What you have to do:
Filter the data for lines with the word "that", then copy every line so identified.
-- begin Task inputs --
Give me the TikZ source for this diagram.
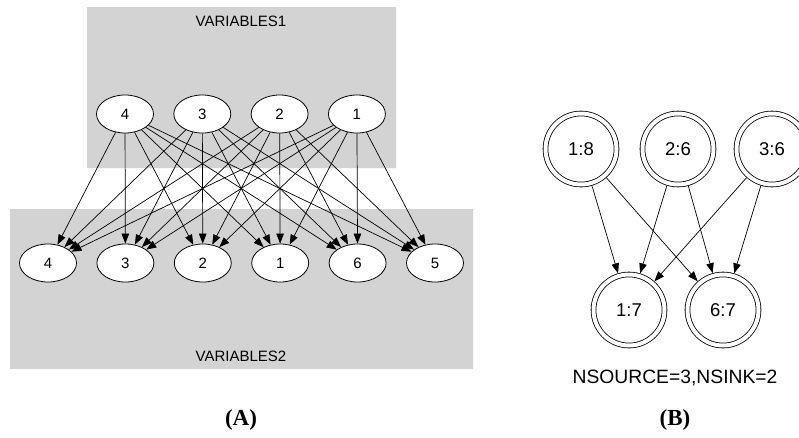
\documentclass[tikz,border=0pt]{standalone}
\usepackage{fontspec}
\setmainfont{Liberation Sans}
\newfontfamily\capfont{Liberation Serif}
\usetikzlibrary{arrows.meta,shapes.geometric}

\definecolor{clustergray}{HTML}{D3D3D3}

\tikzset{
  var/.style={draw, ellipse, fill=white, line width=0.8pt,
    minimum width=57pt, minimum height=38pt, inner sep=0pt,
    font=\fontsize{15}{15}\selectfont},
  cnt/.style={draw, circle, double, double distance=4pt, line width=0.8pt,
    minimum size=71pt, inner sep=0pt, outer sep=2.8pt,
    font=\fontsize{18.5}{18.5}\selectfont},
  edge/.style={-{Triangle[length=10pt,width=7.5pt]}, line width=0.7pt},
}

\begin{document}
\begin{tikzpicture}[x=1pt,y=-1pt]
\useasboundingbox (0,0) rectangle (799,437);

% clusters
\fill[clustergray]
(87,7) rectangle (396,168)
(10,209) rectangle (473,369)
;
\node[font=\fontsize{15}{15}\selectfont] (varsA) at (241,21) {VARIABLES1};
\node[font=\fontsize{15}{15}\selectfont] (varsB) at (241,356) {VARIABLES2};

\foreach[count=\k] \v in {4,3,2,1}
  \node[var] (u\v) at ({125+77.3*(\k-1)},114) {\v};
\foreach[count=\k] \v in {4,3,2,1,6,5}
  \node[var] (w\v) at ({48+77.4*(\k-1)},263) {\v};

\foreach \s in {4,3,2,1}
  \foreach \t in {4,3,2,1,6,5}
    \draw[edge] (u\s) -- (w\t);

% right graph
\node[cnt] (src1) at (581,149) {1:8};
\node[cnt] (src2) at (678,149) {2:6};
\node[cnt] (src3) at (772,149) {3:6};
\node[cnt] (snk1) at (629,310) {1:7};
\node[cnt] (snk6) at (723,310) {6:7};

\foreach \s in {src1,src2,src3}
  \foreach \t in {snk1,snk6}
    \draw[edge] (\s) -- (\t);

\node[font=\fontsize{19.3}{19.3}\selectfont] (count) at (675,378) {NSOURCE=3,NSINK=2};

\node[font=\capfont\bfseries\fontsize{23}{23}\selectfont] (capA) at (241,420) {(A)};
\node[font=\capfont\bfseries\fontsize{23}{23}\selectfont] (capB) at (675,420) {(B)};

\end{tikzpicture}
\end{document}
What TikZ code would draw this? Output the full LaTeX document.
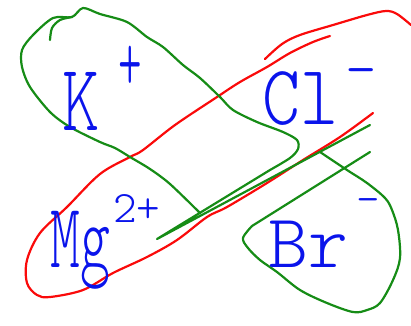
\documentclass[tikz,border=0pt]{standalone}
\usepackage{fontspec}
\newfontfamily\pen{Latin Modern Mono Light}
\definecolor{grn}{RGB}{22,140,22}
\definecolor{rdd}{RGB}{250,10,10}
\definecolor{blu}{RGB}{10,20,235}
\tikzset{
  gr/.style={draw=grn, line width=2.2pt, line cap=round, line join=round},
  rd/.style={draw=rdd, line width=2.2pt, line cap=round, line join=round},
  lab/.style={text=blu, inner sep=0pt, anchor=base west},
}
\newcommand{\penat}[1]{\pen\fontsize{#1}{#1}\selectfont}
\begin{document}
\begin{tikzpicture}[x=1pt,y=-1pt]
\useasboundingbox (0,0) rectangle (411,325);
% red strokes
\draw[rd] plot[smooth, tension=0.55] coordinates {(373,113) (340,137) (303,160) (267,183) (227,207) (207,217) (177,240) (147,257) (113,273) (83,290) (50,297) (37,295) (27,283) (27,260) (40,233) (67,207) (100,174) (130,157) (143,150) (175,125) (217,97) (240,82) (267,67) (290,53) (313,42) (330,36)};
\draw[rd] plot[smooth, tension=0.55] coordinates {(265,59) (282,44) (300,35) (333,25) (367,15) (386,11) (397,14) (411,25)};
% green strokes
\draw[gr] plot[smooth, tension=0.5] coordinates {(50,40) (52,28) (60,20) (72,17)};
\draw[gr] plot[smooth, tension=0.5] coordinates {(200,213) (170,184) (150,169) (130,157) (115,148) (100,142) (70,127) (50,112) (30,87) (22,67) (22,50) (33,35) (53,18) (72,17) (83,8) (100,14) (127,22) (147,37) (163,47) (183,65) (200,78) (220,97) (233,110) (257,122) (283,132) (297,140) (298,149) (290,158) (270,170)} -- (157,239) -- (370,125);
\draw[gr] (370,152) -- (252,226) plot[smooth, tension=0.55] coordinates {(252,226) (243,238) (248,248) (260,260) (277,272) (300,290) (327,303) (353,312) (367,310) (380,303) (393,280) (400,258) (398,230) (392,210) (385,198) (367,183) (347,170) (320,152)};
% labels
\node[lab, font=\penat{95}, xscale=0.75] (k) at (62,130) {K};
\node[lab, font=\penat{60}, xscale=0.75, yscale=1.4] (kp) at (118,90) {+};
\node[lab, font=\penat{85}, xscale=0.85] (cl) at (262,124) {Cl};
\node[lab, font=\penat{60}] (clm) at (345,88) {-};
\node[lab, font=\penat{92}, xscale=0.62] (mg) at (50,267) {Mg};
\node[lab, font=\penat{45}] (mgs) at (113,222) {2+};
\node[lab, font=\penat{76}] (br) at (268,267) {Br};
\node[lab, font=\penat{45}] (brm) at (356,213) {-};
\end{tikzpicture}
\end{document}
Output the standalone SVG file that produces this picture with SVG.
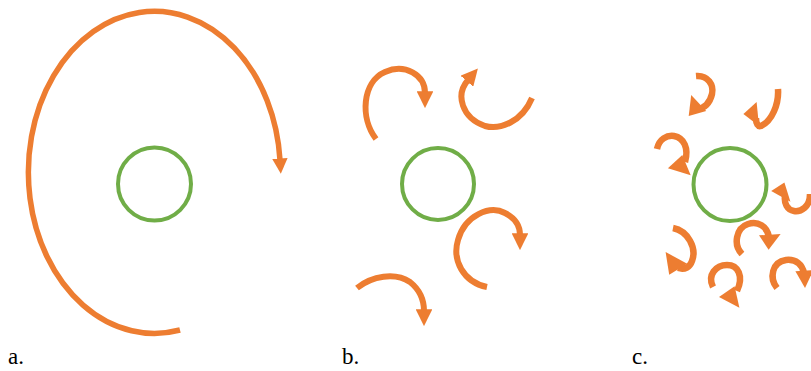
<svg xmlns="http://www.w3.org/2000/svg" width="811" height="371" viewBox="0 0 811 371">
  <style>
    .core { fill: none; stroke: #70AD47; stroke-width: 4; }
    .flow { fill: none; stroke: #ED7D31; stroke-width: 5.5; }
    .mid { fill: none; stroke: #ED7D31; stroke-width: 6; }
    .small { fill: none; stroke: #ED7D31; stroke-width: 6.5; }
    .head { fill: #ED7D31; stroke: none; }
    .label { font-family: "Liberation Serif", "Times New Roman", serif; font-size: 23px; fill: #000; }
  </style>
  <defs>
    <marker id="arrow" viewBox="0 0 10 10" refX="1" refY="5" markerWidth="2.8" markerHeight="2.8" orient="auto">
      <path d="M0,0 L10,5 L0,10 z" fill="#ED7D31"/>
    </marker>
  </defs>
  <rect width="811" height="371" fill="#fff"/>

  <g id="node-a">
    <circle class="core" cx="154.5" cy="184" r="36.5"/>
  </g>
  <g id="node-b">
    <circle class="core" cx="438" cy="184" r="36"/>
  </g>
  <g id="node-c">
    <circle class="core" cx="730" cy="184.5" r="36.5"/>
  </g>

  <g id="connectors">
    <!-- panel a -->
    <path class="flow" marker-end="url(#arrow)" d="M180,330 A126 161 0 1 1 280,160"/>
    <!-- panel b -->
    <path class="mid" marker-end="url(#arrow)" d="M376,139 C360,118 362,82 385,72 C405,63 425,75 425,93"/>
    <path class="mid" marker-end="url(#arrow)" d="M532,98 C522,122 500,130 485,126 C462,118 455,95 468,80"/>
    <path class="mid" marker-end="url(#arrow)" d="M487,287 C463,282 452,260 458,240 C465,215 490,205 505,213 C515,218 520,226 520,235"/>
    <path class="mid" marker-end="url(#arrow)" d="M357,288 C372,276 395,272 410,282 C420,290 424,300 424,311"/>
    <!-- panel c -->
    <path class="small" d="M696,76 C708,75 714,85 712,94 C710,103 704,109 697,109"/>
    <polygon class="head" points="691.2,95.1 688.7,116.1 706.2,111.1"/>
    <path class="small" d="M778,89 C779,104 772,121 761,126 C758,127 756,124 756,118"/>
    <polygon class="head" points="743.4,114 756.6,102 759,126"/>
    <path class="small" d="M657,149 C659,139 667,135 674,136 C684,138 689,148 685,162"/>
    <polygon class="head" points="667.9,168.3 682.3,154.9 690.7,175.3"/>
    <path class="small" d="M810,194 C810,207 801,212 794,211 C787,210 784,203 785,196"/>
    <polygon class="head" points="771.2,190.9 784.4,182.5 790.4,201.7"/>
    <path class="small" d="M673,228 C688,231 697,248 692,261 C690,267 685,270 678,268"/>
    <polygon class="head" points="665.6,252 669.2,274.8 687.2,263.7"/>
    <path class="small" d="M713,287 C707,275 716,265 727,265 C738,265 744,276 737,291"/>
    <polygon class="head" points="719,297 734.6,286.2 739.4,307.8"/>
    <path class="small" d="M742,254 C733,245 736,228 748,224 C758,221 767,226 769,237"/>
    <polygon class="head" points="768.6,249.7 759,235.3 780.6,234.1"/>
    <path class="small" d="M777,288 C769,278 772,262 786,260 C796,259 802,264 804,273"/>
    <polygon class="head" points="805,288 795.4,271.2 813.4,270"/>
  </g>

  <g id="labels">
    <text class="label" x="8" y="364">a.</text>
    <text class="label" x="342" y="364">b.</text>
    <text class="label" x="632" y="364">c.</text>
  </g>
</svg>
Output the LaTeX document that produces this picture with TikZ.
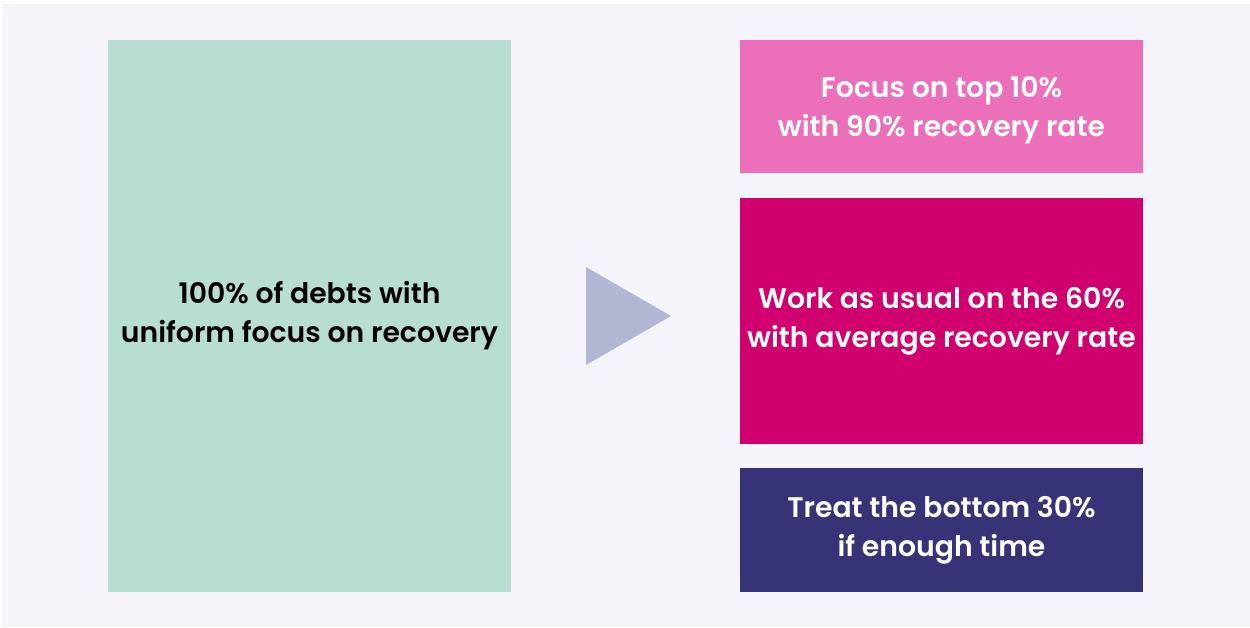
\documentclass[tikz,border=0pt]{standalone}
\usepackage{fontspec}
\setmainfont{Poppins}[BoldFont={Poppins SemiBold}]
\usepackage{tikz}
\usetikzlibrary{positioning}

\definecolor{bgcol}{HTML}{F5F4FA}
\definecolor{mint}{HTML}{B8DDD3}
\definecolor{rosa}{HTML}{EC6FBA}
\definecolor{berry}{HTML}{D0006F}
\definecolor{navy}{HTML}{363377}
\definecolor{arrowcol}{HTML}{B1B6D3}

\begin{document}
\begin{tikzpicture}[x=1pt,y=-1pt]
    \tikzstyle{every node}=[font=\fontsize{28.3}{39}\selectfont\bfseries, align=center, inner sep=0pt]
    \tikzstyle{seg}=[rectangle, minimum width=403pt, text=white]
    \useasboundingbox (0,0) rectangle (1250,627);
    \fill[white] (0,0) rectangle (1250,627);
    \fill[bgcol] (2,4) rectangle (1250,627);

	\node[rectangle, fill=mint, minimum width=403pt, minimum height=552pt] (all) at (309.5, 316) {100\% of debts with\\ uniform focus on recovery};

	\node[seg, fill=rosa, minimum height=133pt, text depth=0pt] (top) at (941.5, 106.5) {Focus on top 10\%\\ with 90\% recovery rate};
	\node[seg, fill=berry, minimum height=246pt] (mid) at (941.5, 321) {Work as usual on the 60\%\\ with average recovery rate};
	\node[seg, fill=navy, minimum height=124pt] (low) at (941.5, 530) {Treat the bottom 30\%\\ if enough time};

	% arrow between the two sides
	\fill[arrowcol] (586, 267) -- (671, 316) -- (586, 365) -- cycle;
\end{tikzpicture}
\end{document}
-- end Task inputs --
Task output:
Output the standalone SVG file that produces this picture with SVG.
Output the LaTeX document that produces this picture with TikZ.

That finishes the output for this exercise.